The physical and digital payments experience has blurred and consumers are demanding digital-first payment options that extend across channels.
Digital payments were gaining momentum even before COVID-19 caused a global shift to digital commerce and payments, but the pandemic has made the case for digital-first payments clear. With online sales growing as much as 76% year-over-year, businesses and financial institutions (FIs) alike must ask some tough questions about how prepared they are for this kind of shift. While some businesses and FIs were already pivoting to offer more online and mobile transaction options, others have found the adjustment much more difficult.
Consumers hold the power when it comes to evolving payment methods, and in this digital age, they expect to have digital payment options. What’s more, sophisticated consumers have grown to expect personalized, convenient payment options. Delivering a payment experience that meets these expectations requires a look at how existing payment methods are faring — and what needs to be done to appease a growing number of consumers who are “digital natives.”
The Blurring Lines of Commerce
While purchases were once as simple as the swipe of a credit card in a point-of-sale (POS) device, today’s consumers expect a wide array of options. These include mobile order ahead, buy online and pick up in-store, contactless in-store payments, mobile banking options, and more. The lines between physical and digital have blurred and businesses and FIs must be proactive in delivering the seamless experiences customers expect.
Not only are payment methods evolving, but customer preferences are becoming more complex. One of the biggest challenges is offering payment options that satisfy customers across generational divides.
Baby Boomers (born between 1946 and 1964) love credit cards. The average Baby Boomer holds four credit cards and has a median credit limit of $11,000. In terms of special offers and benefits, more than half (52%) prefer credit cards with cash back rewards, followed closely by store credit cards. This generation also pays more attention to the APR on cards than its younger counterparts, with 39% being concerned about that metric.
Gen Xers (born between 1965 and 1980) are early adopters of wearables and voice-activated devices for payments, though 69% say they prefer to use credit cards whenever possible in order to earn points and rewards. This would explain why they have the highest total debt of all generations, with only 42% of them paying off their credit card balances each month.
Millennials (born between 1981 and 1996) are somewhat caught in between physical and digital worlds and are the only generation that prefers debit cards over all other payment types. They do share a love for mobile commerce with Gen Z, as both report a 47% level of interest as compared to just 28% of Gen X and 10% of Baby Boomers.
Members of Generation Z (born between 1995 and 2015) grew up with smartphones and are no strangers to digital payments. To say they prefer them is an understatement; this generation is more likely than any other to use alternative payment methods outside of cash-based or credit card systems. For example, 40% of Gen Z consumers report having made in-app payments and 15% say they do so on a regular basis. About 34% of Gen Z consumers have used a mobile wallet before, compared to just 10% of non-Gen Z consumers who report using mobile wallets regularly.

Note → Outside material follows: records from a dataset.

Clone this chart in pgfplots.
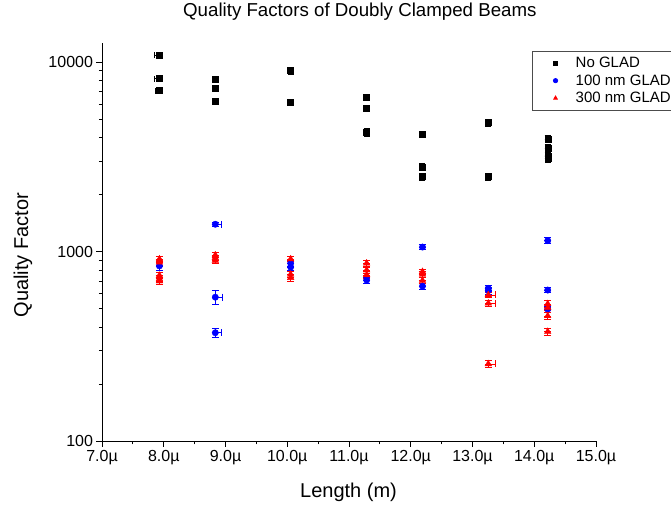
\documentclass[border=0pt]{standalone}
\usepackage{fontspec}
\setmainfont{Liberation Sans}
\usepackage{pgfplots}
\usepackage{pgfplotstable}
\pgfplotsset{compat=1.18}

\pgfplotstableread{
x y exp exm ey
7.93 10900 0 0.08 300
7.93 8190 0 0.08 250
7.93 7080 0 0.07 200
8.835 8130 0 0 250
8.835 7260 0 0 250
8.835 6250 0 0 200
10.055 9030 0 0 350
10.055 6120 0 0 200
11.286 6540 0 0 250
11.286 5690 0 0 200
11.286 4280 0 0 200
12.19 4170 0 0 150
12.19 2810 0 0 120
12.19 2490 0 0 100
13.256 4800 0 0 200
13.256 2490 0 0 100
14.218 3940 0 0 150
14.218 3520 0 0 150
14.218 3200 0 0 130
14.218 3100 0 0 130
}\noglad

\pgfplotstableread{
x y exp exm ey
7.93 842 0 0 40
8.835 1397 0.1 0 35
8.835 576 0.11 0 48
8.835 374 0.1 0 19
10.055 870 0 0 35
10.055 830 0 0 35
11.286 709 0 0 25
12.19 1059 0 0 35
12.19 659 0 0 25
13.256 641 0 0 25
13.256 624 0 0 25
14.218 1145 0 0 40
14.218 628 0 0 20
14.218 498 0 0 20
}\gladA

\pgfplotstableread{
x y exp exm ey
7.93 915 0 0 30
7.93 880 0 0 30
7.93 750 0 0 30
7.93 720 0 0 30
7.93 700 0 0 30
8.835 960 0 0 30
8.835 930 0 0 30
8.835 900 0 0 30
10.055 915 0 0 30
10.055 760 0 0 30
10.055 730 0 0 30
11.286 870 0 0 30
11.286 800 0 0 30
11.286 755 0 0 30
12.19 785 0 0 25
12.19 760 0 0 25
12.19 705 0 0 25
13.256 592 0.12 0 20
13.256 535 0.12 0 20
13.256 256 0.12 0 10
14.218 531 0 0 20
14.218 508 0 0 20
14.218 459 0 0 18
14.218 379 0 0 15
}\gladB

\begin{document}
\begin{tikzpicture}
\useasboundingbox (-102pt,-64.7pt) rectangle (569pt,441.3pt);
\begin{axis}[
  at={(0pt,0pt)}, anchor=south west,
  scale only axis, width=494pt, height=398pt,
  xmin=7, xmax=15, ymode=log, ymin=100, ymax=12589,
  axis lines=left, axis line style={-, line width=0.9pt},
  tick align=outside, major tick length=5.5pt, minor tick length=3pt,
  tick style={black, line width=0.9pt},
  xtick={7,8,9,10,11,12,13,14,15},
  xticklabels={7.0µ,8.0µ,9.0µ,10.0µ,11.0µ,12.0µ,13.0µ,14.0µ,15.0µ},
  minor x tick num=1,
  ytick={100,1000,10000}, yticklabels={100,1000,10000},
  tick label style={font=\fontsize{16}{18}\selectfont},
  title={Quality Factors of Doubly Clamped Beams},
  title style={at={(0.522,1.0636)}, anchor=center, font=\fontsize{18.7}{20}\selectfont},
  xlabel={Length (m)},
  xlabel style={at={(0.499,-0.127)}, anchor=center, font=\fontsize{20}{22}\selectfont},
  ylabel={Quality Factor},
  ylabel style={at={(-0.16,0.468)}, anchor=center, font=\fontsize{20}{22}\selectfont},
  legend style={at={(0.8704,0.981)}, anchor=north west, draw=black!70, line width=0.7pt,
    font=\fontsize{15}{17}\selectfont, cells={anchor=west},
    inner xsep=21pt, inner ysep=4pt, /tikz/column sep=16pt, /tikz/row sep=1.5pt},
  legend image post style={mark size=2.2pt},
  error bars/error bar style={line width=0.7pt},
]
\addplot[only marks, black, mark=square*, mark size=3pt,
  error bars/.cd, y dir=both, y explicit, x dir=both, x explicit,
  error mark options={rotate=90, mark size=3pt, line width=0.7pt}]
  table[x=x, y=y, x error plus=exp, x error minus=exm, y error=ey] {\noglad};
\addlegendentry{No GLAD}
\addplot[only marks, blue, mark=*, mark size=3.2pt,
  error bars/.cd, y dir=both, y explicit, x dir=both, x explicit,
  error mark options={rotate=90, mark size=3.5pt, line width=0.7pt}]
  table[x=x, y=y, x error plus=exp, x error minus=exm, y error=ey] {\gladA};
\addlegendentry{100 nm GLAD}
\addplot[only marks, red, mark=triangle*, mark size=3.8pt,
  error bars/.cd, y dir=both, y explicit, x dir=both, x explicit,
  error mark options={rotate=90, mark size=3.5pt, line width=0.7pt}]
  table[x=x, y=y, x error plus=exp, x error minus=exm, y error=ey] {\gladB};
\addlegendentry{300 nm GLAD}
\end{axis}
\end{tikzpicture}
\end{document}
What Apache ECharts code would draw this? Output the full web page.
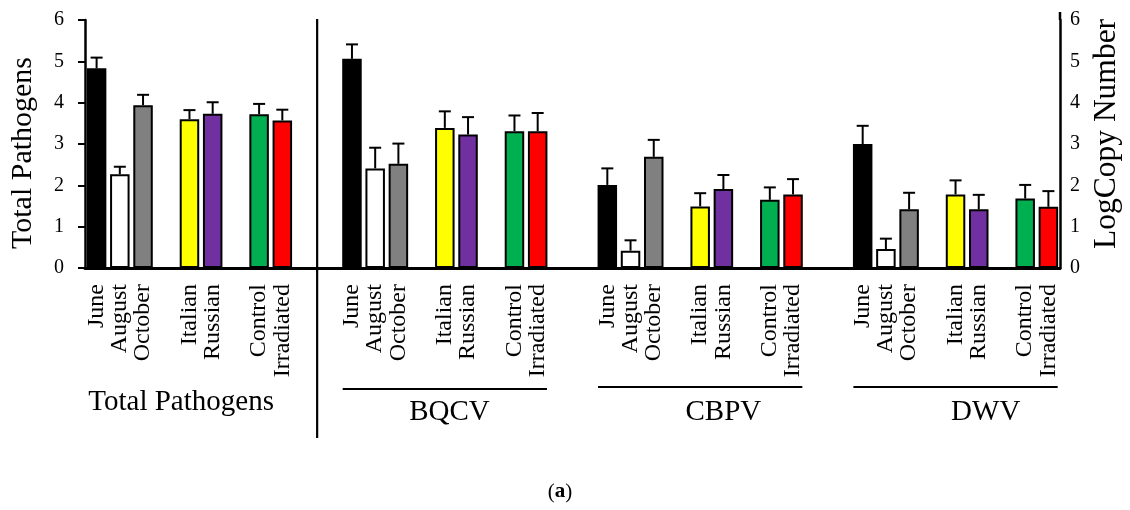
<!DOCTYPE html>
<html>
<head>
<meta charset="utf-8">
<script src="https://cdn.jsdelivr.net/npm/echarts@6/dist/echarts.min.js"></script>
<style>
html,body{margin:0;padding:0;background:#fff;}
#chart{width:1130px;height:510px;}
</style>
</head>
<body>
<div id="chart"></div>
<script>
// ---- data ----
const groupNames = ['Total Pathogens', 'BQCV', 'CBPV', 'DWV'];
const treatments = ['June', 'August', 'October', '', 'Italian', 'Russian', '', 'Control', 'Irradiated'];
const totalPathogens = [4.83, 2.27, 3.94, null, 3.60, 3.73, null, 3.72, 3.57];
const totalPathogensErr = [0.26, 0.18, 0.25, null, 0.22, 0.28, null, 0.25, 0.26];
const bqcv = [5.06, 2.41, 2.52, null, 3.39, 3.23, null, 3.31, 3.31];
const bqcvErr = [0.35, 0.50, 0.49, null, 0.40, 0.42, null, 0.38, 0.44];
const cbpv = [2.01, 0.42, 2.69, null, 1.49, 1.91, null, 1.65, 1.78];
const cbpvErr = [0.40, 0.25, 0.41, null, 0.32, 0.34, null, 0.30, 0.37];
const dwv = [3.00, 0.46, 1.42, null, 1.78, 1.42, null, 1.68, 1.48];
const dwvErr = [0.44, 0.25, 0.40, null, 0.34, 0.35, null, 0.33, 0.38];
const yTicks = [0, 1, 2, 3, 4, 5, 6];
const leftAxisTitle = 'Total Pathogens';
const rightAxisTitle = 'LogCopy Number';
const panelLabel = 'a';

// ---- styles ----
const colorOf = {
  June: '#000000', August: '#ffffff', October: '#808080',
  Italian: '#ffff00', Russian: '#7030a0', Control: '#00b050', Irradiated: '#ff0000'
};
const FONT = '"Liberation Serif", "Times New Roman", serif';

const groupValues = [totalPathogens, bqcv, cbpv, dwv];
const groupErrors = [totalPathogensErr, bqcvErr, cbpvErr, dwvErr];
const GAP = 2;

// build categories & data
const xCats = [];
const barData = [];
const errData = [];
const groupStart = [];
groupNames.forEach((g, gi) => {
  groupStart.push(xCats.length);
  treatments.forEach((t, ti) => {
    const idx = xCats.length;
    xCats.push(t);
    const v = groupValues[gi][ti];
    if (v == null) {
      barData.push('-');
    } else {
      barData.push({ value: v, itemStyle: { color: colorOf[t] } });
      errData.push([idx, v, groupErrors[gi][ti]]);
    }
  });
  if (gi < groupNames.length - 1) {
    for (let k = 0; k < GAP; k++) { xCats.push(''); barData.push('-'); }
  }
});

const chart = echarts.init(document.getElementById('chart'), null, { renderer: 'canvas' });

const option = {
  backgroundColor: '#ffffff',
  animation: false,
  grid: { left: 85, right: 70, top: 20, bottom: 242, containLabel: false },
  xAxis: {
    type: 'category',
    data: xCats,
    axisLine: { show: true, lineStyle: { color: '#000', width: 3 } },
    axisTick: { show: false },
    axisLabel: {
      interval: 0, rotate: 90, margin: 16,
      fontFamily: FONT, fontSize: 24, color: '#000'
    },
    splitLine: { show: false }
  },
  yAxis: [
    {
      type: 'value', min: 0, max: 6, interval: 1, position: 'left',
      axisLine: { show: true, onZero: false, lineStyle: { color: '#000', width: 2.5 } },
      axisTick: { show: true, length: 7, lineStyle: { color: '#000', width: 2 } },
      axisLabel: { margin: 21, fontFamily: FONT, fontSize: 20, color: '#000',
        formatter: v => yTicks.includes(v) ? String(v) : '' },
      splitLine: { show: false }
    },
    {
      type: 'value', min: 0, max: 6, interval: 1, position: 'right',
      axisLine: { show: true, onZero: false, lineStyle: { color: '#000', width: 2.5 } },
      axisTick: { show: false },
      axisLabel: { margin: 10, fontFamily: FONT, fontSize: 20, color: '#000',
        formatter: v => yTicks.includes(v) ? String(v) : '' },
      splitLine: { show: false }
    }
  ],
  series: [
    {
      type: 'bar',
      data: barData,
      barWidth: '84%',
      itemStyle: { borderColor: '#000', borderWidth: 2 },
      z: 2
    },
    {
      type: 'custom',
      data: errData,
      z: 3,
      renderItem: function (params, api) {
        const idx = api.value(0);
        const v = api.value(1);
        const e = api.value(2);
        const p0 = api.coord([idx, v]);
        const p1 = api.coord([idx, v + e]);
        const half = 6;
        return {
          type: 'group',
          children: [
            { type: 'line', shape: { x1: p0[0], y1: p0[1], x2: p1[0], y2: p1[1] },
              style: { stroke: '#000', lineWidth: 2 } },
            { type: 'line', shape: { x1: p1[0] - half, y1: p1[1], x2: p1[0] + half, y2: p1[1] },
              style: { stroke: '#000', lineWidth: 2 } }
          ]
        };
      }
    }
  ]
};
chart.setOption(option);

// ---- decorations computed from the axes ----
function xPix(i) { return chart.convertToPixel({ xAxisIndex: 0 }, i); }
const slot = xPix(1) - xPix(0);
function xAt(f) { return xPix(0) + f * slot; }
const y6 = chart.convertToPixel({ yAxisIndex: 0 }, 6);
const rightX = chart.getWidth() - 70;

const graphics = [];
// vertical divider between Total Pathogens and the virus groups
const divX = (xPix(groupStart[1] - 2) + xPix(groupStart[1] - 1)) / 2;
graphics.push({ type: 'line', shape: { x1: divX, y1: y6 - 1, x2: divX, y2: 438 },
  style: { stroke: '#000', lineWidth: 2.2 }, z: 10 });
// right axis extension above 6
graphics.push({ type: 'line', shape: { x1: rightX, y1: y6, x2: rightX, y2: y6 - 8 },
  style: { stroke: '#000', lineWidth: 2.5 }, z: 10 });
// group underlines (virus groups)
const underlineY = [null, 389, 387, 387];
for (let gi = 1; gi < groupNames.length; gi++) {
  const s = groupStart[gi], e = s + treatments.length - 1;
  graphics.push({ type: 'line',
    shape: { x1: xAt(s) - 0.4 * slot, y1: underlineY[gi], x2: xAt(e) + 0.4 * slot, y2: underlineY[gi] },
    style: { stroke: '#000', lineWidth: 2 }, z: 10 });
}
// group labels
const labelSlot = [3.64, 15.2, 27.0, 38.3];
const labelBase = [417, 427, 427, 427];
groupNames.forEach((g, gi) => {
  graphics.push({ type: 'text', x: xAt(labelSlot[gi]), y: labelBase[gi], z: 10,
    style: { text: g, fontFamily: FONT, fontSize: 29, fill: '#000',
      textAlign: 'center', textVerticalAlign: 'bottom' } });
});
// axis titles (rotated, reading upward)
graphics.push({ type: 'text', x: 23, y: 249, rotation: Math.PI / 2, z: 10,
  style: { text: leftAxisTitle, fontFamily: FONT, fontSize: 30, fill: '#000',
    textAlign: 'left', textVerticalAlign: 'middle' } });
graphics.push({ type: 'text', x: 1107, y: 249, rotation: Math.PI / 2, z: 10,
  style: { text: rightAxisTitle, fontFamily: FONT, fontSize: 31.5, fill: '#000',
    textAlign: 'left', textVerticalAlign: 'middle' } });
// panel label (a)
graphics.push({ type: 'text', x: 560, y: 492, z: 10,
  style: { text: '(' + '{b|' + panelLabel + '}' + ')', fontFamily: FONT, fontSize: 21, fill: '#000',
    textAlign: 'center', textVerticalAlign: 'middle',
    rich: { b: { fontFamily: FONT, fontSize: 21, fontWeight: 'bold', fill: '#000' } } } });

chart.setOption({ graphic: { elements: graphics } });
</script>
</body>
</html>
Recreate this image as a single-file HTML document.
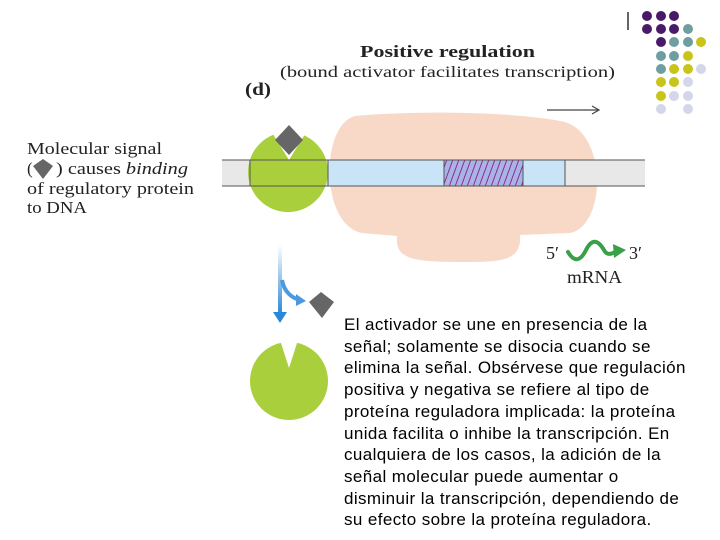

Digital-First Payments Roadmap
The preferences outlined above make it clear that digital-first payments are not optional now or in the future. Both businesses and FIs must focus on enabling digital experiences that allow all consumers to pay how, when, and where they would like, whether that is in the comfort of their own home, or via a mobile phone at a physical location.
Delivering an optimized digital-first experience will mean increased third-party partnerships that help businesses and FIs leverage data to offer the most personalized experience possible. Platform partnerships can also ensure that online payment capabilities are safe, secure, and widely available across devices. Fraud prevention will also be a critical consideration as bad actors look to exploit vulnerabilities in new channels and payment methods. Adding an extra layer of security via tokenization can help protect sensitive payment data while reducing fraud and boosting authorization rates.
Enabling a digital-first payment experience will require a digital transformation of varying magnitudes for organizations that have disconnected front-end and back-end operations. Moving to cloud infrastructure and leveraging an API-led connectivity approach can help businesses and FIs keep all the moving pieces functioning while delivering an optimized, digital-first payments experience.